Let $\Omega$ be a measurable set $\mathcal{R}^{n}$ of finite measure. Show that if $\mathcal{H}$ is relatively compact in $L^{\infty}(\Omega)$ then $\mathcal{H}$ is also relatively compact in $L^{p}(\Omega)$.
A subset $H$ of metric space is said to be relatively compact if it has compact closure in $M$.
My thoughts: Since compact sets in metric spaces are equivalent to be complete and totally bounded my doubt is about if the closures are different with respect to these norms. It seems reasonable.
And if $\Omega$ is of finite measure, the $L^p$ norm is bounded by the $L^\infty$ norm.
There are various ways to prove it. Since $\Omega$ has finite measure, we have a continuous inclusion $\iota \colon L^\infty(\Omega) \to L^p(\Omega)$.

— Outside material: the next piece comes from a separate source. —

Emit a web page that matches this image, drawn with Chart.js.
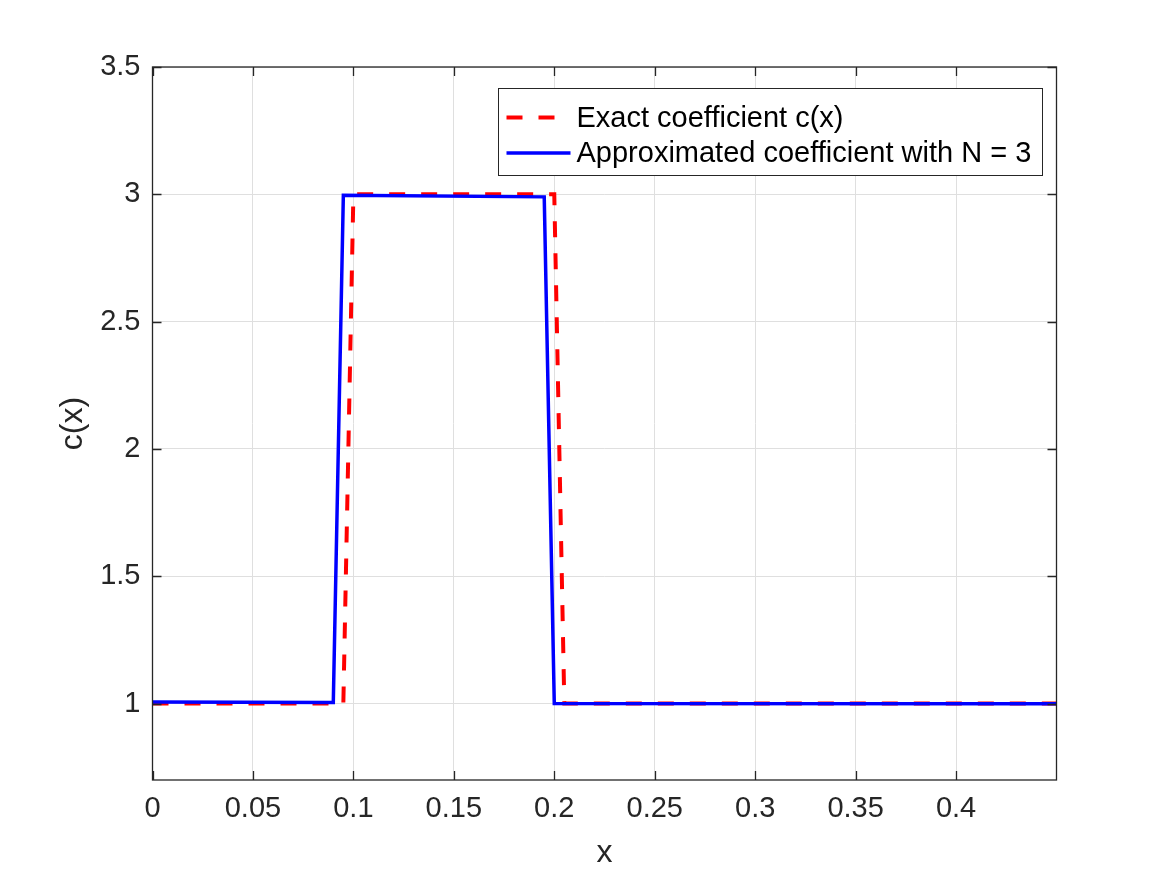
<!DOCTYPE html>
<html><head><meta charset="utf-8">
<script src="https://cdn.jsdelivr.net/npm/chart.js@4.4.1/dist/chart.umd.min.js"></script>
<style>html,body{margin:0;padding:0;background:#fff;overflow:hidden}#wrap{width:1167px;height:875px}</style>
</head><body><div id="wrap"><canvas id="c" width="1167" height="875"></canvas></div>
<script>
// ---- data ----
const xExact = [0, 0.095, 0.1, 0.2, 0.205, 0.45];
const yExact = [1, 1, 3, 3, 1, 1];
const xApprox = [0, 0.09, 0.095, 0.195, 0.2, 0.45];
const yApprox = [1.006, 1.004, 2.996, 2.99, 1.0, 0.999];
const xTicks = [0, 0.05, 0.1, 0.15, 0.2, 0.25, 0.3, 0.35, 0.4];
const yTicks = [1, 1.5, 2, 2.5, 3, 3.5];
const xTickLabels = ['0', '0.05', '0.1', '0.15', '0.2', '0.25', '0.3', '0.35', '0.4'];
const yTickLabels = ['1', '1.5', '2', '2.5', '3', '3.5'];
const seriesLabels = ['Exact coefficient c(x)', 'Approximated coefficient with N = 3'];
const xTitle = 'x';
const yTitle = 'c(x)';

const FONT = '"Liberation Sans", Arial, Helvetica, sans-serif';
const AXC = '#262626';

const framePlugin = {
  id: 'frame',
  afterDatasetsDraw(chart) {
    const {ctx, chartArea: a, scales} = chart;
    ctx.save();
    ctx.strokeStyle = AXC;
    ctx.lineWidth = 1.3;
    ctx.beginPath();
    const tl = 9;
    scales.x.ticks.forEach(t => {
      const px = Math.round(scales.x.getPixelForValue(t.value)) + 0.5;
      ctx.moveTo(px, a.bottom); ctx.lineTo(px, a.bottom - tl);
      ctx.moveTo(px, a.top); ctx.lineTo(px, a.top + tl);
    });
    scales.y.ticks.forEach(t => {
      const py = Math.round(scales.y.getPixelForValue(t.value)) + 0.5;
      ctx.moveTo(a.left, py); ctx.lineTo(a.left + tl, py);
      ctx.moveTo(a.right, py); ctx.lineTo(a.right - tl, py);
    });
    ctx.stroke();
    ctx.strokeRect(a.left, a.top, a.right - a.left, a.bottom - a.top);
    ctx.restore();
  }
};

const legendPlugin = {
  id: 'boxLegend',
  afterDatasetsDraw(chart) {
    const {ctx} = chart;
    const x0 = 498.5, y0 = 88.5, w = 544, h = 87;
    ctx.save();
    ctx.fillStyle = '#fff';
    ctx.fillRect(x0, y0, w, h);
    ctx.strokeStyle = AXC;
    ctx.lineWidth = 1;
    ctx.strokeRect(x0, y0, w, h);
    ctx.font = '29px ' + FONT;
    ctx.textBaseline = 'middle';
    ctx.fillStyle = '#000';
    chart.data.datasets.forEach((ds, i) => {
      const cy = y0 + 29 + i * 35.5;
      ctx.save();
      ctx.strokeStyle = ds.borderColor;
      ctx.lineWidth = ds.borderWidth;
      ctx.setLineDash(ds.borderDash || []);
      ctx.beginPath();
      ctx.moveTo(x0 + 8, cy); ctx.lineTo(x0 + 72, cy);
      ctx.stroke();
      ctx.restore();
      ctx.fillText(ds.label, x0 + 78, cy + 1);
    });
    ctx.restore();
  }
};

new Chart(document.getElementById('c'), {
  type: 'line',
  data: {
    datasets: [
      {
        label: seriesLabels[0],
        data: xExact.map((x, i) => ({x, y: yExact[i]})),
        borderColor: '#ff0000', borderWidth: 4, borderDash: [16, 16],
        pointRadius: 0, fill: false, tension: 0, order: 2
      },
      {
        label: seriesLabels[1],
        data: xApprox.map((x, i) => ({x, y: yApprox[i]})),
        borderColor: '#0000ff', borderWidth: 3.5,
        pointRadius: 0, fill: false, tension: 0, order: 1
      }
    ]
  },
  options: {
    responsive: false,
    animation: false,
    devicePixelRatio: 1,
    layout: {padding: {left: 0, top: 67, right: 110.5, bottom: 0}},
    plugins: {legend: {display: false}, tooltip: {enabled: false}},
    scales: {
      x: {
        type: 'linear', min: 0, max: 0.45,
        afterBuildTicks: s => { s.ticks = xTicks.map(v => ({value: v})); },
        afterFit: s => { s.height = 95; },
        ticks: {
          font: {family: FONT, size: 29}, color: AXC, padding: 12, maxRotation: 0,
          callback: (v) => { const i = xTicks.indexOf(v); return i >= 0 ? xTickLabels[i] : ''; }
        },
        grid: {color: '#dfdfdf', lineWidth: 1, drawTicks: false},
        border: {display: false},
        title: {display: true, text: xTitle, font: {family: FONT, size: 32}, color: AXC, padding: {top: 0, bottom: 3}}
      },
      y: {
        type: 'linear', min: 0.7, max: 3.5,
        afterBuildTicks: s => { s.ticks = yTicks.map(v => ({value: v})); },
        afterFit: s => { s.width = 152.5; },
        ticks: {
          font: {family: FONT, size: 29}, color: AXC, padding: 12,
          callback: (v) => { const i = yTicks.indexOf(v); return i >= 0 ? yTickLabels[i] : ''; }
        },
        grid: {color: '#dfdfdf', lineWidth: 1, drawTicks: false},
        border: {display: false},
        title: {display: true, text: yTitle, font: {family: FONT, size: 32}, color: AXC, padding: {top: 54, bottom: 0}}
      }
    }
  },
  plugins: [framePlugin, legendPlugin]
});
</script>
</body></html>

Way 1: Since by assumption $\mathcal{H}$ is relatively compact in $L^\infty(\Omega)$, the set $\iota(\overline{\mathcal{H}})$ is a compact subset of $L^p(\Omega)$ by the continuity of $\iota$, hence $\overline{\iota(\mathcal{H})} = \iota(\overline{\mathcal{H}})$ is compact in $L^p(\Omega)$.
Way 2: Since the $L^p$ spaces are complete, a subset is relatively compact if and only if it is totally bounded. By assumption, $\mathcal{H}$ is totally bounded, and since $\iota$ is a continuous linear map between normed spaces, it is Lipschitz continuous. Given $\varepsilon > 0$, there are finitely many $f_1,\dotsc, f_n \in \mathcal{H}$ such that
$$\mathcal{H} \subset \bigcup_{k = 1}^n B_{\varepsilon/\lVert\iota\rVert}^{L^\infty}(f_k).$$
By Lipschitz continuity, that implies
$$\iota(\mathcal{H}) \subset \bigcup_{k = 1}^n \iota\bigl(B_{\varepsilon/\lVert\iota\rVert}^{L^\infty}(f_k)\bigr) \subset \bigcup_{k = 1}^n B_\varepsilon^{L^p}(\iota(f_k)).$$
Since $\varepsilon > 0$ was arbitrary, this shows the total boundedness of $\iota(\mathcal{H})$.
Note that for sets of finite measure, both arguments work without modification for the continuous inclusion $L^q(\Omega) \hookrightarrow L^p(\Omega)$ whenever $1 \leqslant p \leqslant q \leqslant \infty$.